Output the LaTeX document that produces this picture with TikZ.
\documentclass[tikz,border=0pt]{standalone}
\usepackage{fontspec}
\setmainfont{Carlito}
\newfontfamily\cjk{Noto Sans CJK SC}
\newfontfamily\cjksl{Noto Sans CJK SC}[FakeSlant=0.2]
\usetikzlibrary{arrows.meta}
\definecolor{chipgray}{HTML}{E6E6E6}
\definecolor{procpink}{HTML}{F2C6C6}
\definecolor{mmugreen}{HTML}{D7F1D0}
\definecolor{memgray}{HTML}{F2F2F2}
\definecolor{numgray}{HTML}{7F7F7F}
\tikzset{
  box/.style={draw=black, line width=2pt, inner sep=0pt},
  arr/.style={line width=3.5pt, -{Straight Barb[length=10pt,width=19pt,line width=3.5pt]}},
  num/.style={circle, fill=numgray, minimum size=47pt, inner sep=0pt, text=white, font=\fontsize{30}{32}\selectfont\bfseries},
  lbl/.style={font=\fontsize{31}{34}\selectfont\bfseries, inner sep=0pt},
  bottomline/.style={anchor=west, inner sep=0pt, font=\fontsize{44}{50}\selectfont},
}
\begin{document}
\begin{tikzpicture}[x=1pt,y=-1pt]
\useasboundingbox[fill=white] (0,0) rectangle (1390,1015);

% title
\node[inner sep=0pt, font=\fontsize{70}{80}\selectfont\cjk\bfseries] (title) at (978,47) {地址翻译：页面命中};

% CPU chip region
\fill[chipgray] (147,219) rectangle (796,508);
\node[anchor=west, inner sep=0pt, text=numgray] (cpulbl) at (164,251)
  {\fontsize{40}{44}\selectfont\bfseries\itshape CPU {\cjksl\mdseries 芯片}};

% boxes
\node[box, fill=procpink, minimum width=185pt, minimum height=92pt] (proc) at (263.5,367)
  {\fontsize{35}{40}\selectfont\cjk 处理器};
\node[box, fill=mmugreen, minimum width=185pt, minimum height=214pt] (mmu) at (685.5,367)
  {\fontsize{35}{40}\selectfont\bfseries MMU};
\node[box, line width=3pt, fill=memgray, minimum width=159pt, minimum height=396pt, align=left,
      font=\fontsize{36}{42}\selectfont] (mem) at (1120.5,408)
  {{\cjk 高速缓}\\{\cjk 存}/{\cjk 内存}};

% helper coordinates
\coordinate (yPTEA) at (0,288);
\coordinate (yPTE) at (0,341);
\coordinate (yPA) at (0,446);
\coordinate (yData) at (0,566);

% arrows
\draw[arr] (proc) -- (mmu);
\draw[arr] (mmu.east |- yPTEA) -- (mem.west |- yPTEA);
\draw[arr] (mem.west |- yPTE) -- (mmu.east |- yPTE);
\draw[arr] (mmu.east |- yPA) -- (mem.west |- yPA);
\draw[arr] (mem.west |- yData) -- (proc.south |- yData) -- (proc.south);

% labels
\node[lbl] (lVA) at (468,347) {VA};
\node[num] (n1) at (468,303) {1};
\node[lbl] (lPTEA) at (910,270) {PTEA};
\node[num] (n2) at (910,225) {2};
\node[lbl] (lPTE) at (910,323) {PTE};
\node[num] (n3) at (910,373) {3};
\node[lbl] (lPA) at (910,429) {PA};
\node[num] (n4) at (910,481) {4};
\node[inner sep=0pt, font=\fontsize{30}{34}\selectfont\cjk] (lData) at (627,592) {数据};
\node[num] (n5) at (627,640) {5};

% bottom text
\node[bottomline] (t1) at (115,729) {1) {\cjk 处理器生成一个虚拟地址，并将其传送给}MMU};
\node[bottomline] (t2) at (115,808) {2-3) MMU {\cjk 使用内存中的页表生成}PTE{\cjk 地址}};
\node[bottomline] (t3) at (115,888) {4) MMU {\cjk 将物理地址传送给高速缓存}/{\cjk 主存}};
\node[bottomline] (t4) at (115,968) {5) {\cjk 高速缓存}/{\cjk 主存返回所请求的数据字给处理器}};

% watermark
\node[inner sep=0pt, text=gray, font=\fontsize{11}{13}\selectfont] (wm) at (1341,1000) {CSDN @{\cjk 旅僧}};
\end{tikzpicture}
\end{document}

# Objective
From the first line to the last, retype the data exactly.

# The result
Output the LaTeX document that produces this picture with TikZ.
\documentclass[tikz,border=0pt]{standalone}
\usepackage{fontspec}
\setmainfont{Carlito}
\newfontfamily\cjk{Noto Sans CJK SC}
\newfontfamily\cjksl{Noto Sans CJK SC}[FakeSlant=0.2]
\usetikzlibrary{arrows.meta}
\definecolor{chipgray}{HTML}{E6E6E6}
\definecolor{procpink}{HTML}{F2C6C6}
\definecolor{mmugreen}{HTML}{D7F1D0}
\definecolor{memgray}{HTML}{F2F2F2}
\definecolor{numgray}{HTML}{7F7F7F}
\tikzset{
  box/.style={draw=black, line width=2pt, inner sep=0pt},
  arr/.style={line width=3.5pt, -{Straight Barb[length=10pt,width=19pt,line width=3.5pt]}},
  num/.style={circle, fill=numgray, minimum size=47pt, inner sep=0pt, text=white, font=\fontsize{30}{32}\selectfont\bfseries},
  lbl/.style={font=\fontsize{31}{34}\selectfont\bfseries, inner sep=0pt},
  bottomline/.style={anchor=west, inner sep=0pt, font=\fontsize{44}{50}\selectfont},
}
\begin{document}
\begin{tikzpicture}[x=1pt,y=-1pt]
\useasboundingbox[fill=white] (0,0) rectangle (1390,1015);

% title
\node[inner sep=0pt, font=\fontsize{70}{80}\selectfont\cjk\bfseries] (title) at (978,47) {地址翻译：页面命中};

% CPU chip region
\fill[chipgray] (147,219) rectangle (796,508);
\node[anchor=west, inner sep=0pt, text=numgray] (cpulbl) at (164,251)
  {\fontsize{40}{44}\selectfont\bfseries\itshape CPU {\cjksl\mdseries 芯片}};

% boxes
\node[box, fill=procpink, minimum width=185pt, minimum height=92pt] (proc) at (263.5,367)
  {\fontsize{35}{40}\selectfont\cjk 处理器};
\node[box, fill=mmugreen, minimum width=185pt, minimum height=214pt] (mmu) at (685.5,367)
  {\fontsize{35}{40}\selectfont\bfseries MMU};
\node[box, line width=3pt, fill=memgray, minimum width=159pt, minimum height=396pt, align=left,
      font=\fontsize{36}{42}\selectfont] (mem) at (1120.5,408)
  {{\cjk 高速缓}\\{\cjk 存}/{\cjk 内存}};

% helper coordinates
\coordinate (yPTEA) at (0,288);
\coordinate (yPTE) at (0,341);
\coordinate (yPA) at (0,446);
\coordinate (yData) at (0,566);

% arrows
\draw[arr] (proc) -- (mmu);
\draw[arr] (mmu.east |- yPTEA) -- (mem.west |- yPTEA);
\draw[arr] (mem.west |- yPTE) -- (mmu.east |- yPTE);
\draw[arr] (mmu.east |- yPA) -- (mem.west |- yPA);
\draw[arr] (mem.west |- yData) -- (proc.south |- yData) -- (proc.south);

% labels
\node[lbl] (lVA) at (468,347) {VA};
\node[num] (n1) at (468,303) {1};
\node[lbl] (lPTEA) at (910,270) {PTEA};
\node[num] (n2) at (910,225) {2};
\node[lbl] (lPTE) at (910,323) {PTE};
\node[num] (n3) at (910,373) {3};
\node[lbl] (lPA) at (910,429) {PA};
\node[num] (n4) at (910,481) {4};
\node[inner sep=0pt, font=\fontsize{30}{34}\selectfont\cjk] (lData) at (627,592) {数据};
\node[num] (n5) at (627,640) {5};

% bottom text
\node[bottomline] (t1) at (115,729) {1) {\cjk 处理器生成一个虚拟地址，并将其传送给}MMU};
\node[bottomline] (t2) at (115,808) {2-3) MMU {\cjk 使用内存中的页表生成}PTE{\cjk 地址}};
\node[bottomline] (t3) at (115,888) {4) MMU {\cjk 将物理地址传送给高速缓存}/{\cjk 主存}};
\node[bottomline] (t4) at (115,968) {5) {\cjk 高速缓存}/{\cjk 主存返回所请求的数据字给处理器}};

% watermark
\node[inner sep=0pt, text=gray, font=\fontsize{11}{13}\selectfont] (wm) at (1341,1000) {CSDN @{\cjk 旅僧}};
\end{tikzpicture}
\end{document}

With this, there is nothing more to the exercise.